Exercise brief → Return each line that holds the word "this".

Available records →
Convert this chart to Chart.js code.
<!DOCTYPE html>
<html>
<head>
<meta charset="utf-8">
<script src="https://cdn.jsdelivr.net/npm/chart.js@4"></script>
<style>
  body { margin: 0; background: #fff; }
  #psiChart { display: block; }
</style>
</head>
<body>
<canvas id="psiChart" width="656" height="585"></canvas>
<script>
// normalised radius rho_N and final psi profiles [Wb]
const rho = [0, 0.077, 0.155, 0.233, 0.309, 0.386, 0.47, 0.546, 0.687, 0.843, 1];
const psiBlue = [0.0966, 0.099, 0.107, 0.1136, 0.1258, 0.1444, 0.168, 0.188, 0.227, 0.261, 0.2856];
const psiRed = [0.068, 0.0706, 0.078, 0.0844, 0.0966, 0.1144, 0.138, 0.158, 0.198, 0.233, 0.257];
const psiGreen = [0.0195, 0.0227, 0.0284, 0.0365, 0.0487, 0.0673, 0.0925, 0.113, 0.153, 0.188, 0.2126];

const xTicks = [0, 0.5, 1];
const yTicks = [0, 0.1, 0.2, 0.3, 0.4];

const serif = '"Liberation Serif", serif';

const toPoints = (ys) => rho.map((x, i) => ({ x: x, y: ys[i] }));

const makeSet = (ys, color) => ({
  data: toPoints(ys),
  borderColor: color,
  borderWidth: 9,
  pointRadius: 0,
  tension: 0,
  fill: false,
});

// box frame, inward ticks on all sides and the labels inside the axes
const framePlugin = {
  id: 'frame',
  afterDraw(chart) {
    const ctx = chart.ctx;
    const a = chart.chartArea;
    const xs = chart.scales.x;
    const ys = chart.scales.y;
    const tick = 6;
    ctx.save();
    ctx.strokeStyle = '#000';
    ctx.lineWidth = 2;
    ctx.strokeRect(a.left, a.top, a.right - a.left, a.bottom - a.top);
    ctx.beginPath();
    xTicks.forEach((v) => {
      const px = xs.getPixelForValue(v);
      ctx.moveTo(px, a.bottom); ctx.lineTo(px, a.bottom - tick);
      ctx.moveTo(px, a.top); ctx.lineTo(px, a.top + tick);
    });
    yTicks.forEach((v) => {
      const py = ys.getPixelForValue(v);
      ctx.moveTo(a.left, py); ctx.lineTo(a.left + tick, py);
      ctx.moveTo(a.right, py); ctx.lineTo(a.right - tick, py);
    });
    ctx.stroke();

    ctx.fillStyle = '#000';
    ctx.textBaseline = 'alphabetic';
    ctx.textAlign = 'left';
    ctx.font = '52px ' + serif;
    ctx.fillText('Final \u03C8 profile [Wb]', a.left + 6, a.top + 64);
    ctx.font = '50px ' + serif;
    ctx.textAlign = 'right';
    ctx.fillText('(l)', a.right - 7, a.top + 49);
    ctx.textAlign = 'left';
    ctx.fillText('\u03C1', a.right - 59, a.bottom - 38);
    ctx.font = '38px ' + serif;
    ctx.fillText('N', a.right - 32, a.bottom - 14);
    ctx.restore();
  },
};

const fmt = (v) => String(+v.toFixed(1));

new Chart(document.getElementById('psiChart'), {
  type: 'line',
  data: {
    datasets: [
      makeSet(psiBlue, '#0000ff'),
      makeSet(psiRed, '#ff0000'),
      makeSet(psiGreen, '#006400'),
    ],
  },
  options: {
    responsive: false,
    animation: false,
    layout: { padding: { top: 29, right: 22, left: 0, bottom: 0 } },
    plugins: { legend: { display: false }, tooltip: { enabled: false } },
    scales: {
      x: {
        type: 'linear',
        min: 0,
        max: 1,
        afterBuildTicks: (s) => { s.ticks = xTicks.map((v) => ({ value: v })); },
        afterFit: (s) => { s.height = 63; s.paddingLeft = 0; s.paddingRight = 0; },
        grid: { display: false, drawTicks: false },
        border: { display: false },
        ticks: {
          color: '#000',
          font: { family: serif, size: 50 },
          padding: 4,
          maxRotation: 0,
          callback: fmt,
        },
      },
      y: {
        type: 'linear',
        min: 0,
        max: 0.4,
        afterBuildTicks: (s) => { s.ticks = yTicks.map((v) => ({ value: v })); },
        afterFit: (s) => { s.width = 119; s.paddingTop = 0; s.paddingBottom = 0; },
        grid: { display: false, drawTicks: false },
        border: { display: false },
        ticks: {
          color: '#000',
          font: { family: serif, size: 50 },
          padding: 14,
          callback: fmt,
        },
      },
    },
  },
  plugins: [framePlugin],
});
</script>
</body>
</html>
==
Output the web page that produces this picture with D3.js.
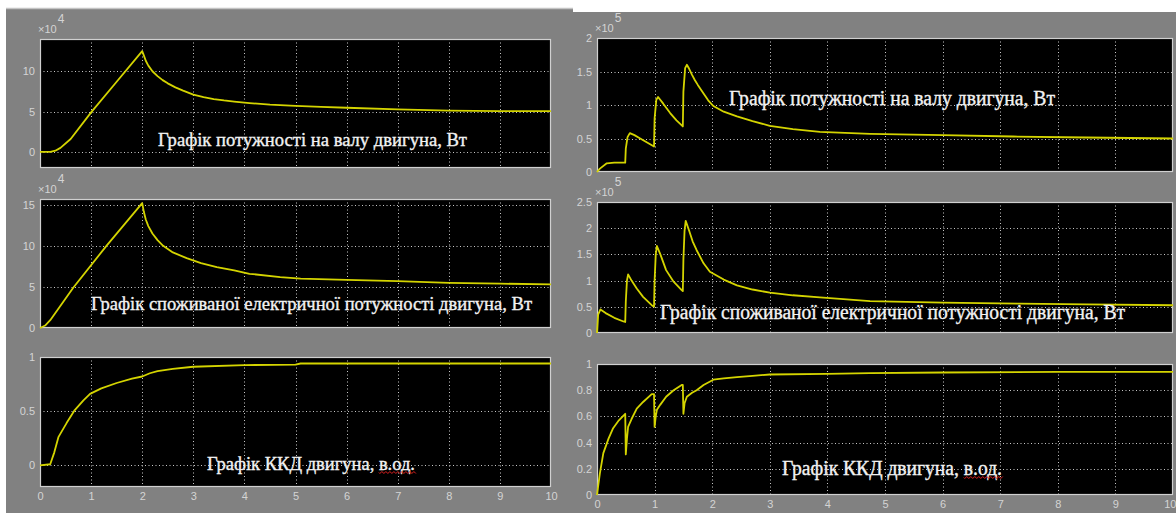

Exercise response →
Convert this chart to Chart.js code.
Output the web page that produces this picture with D3.js.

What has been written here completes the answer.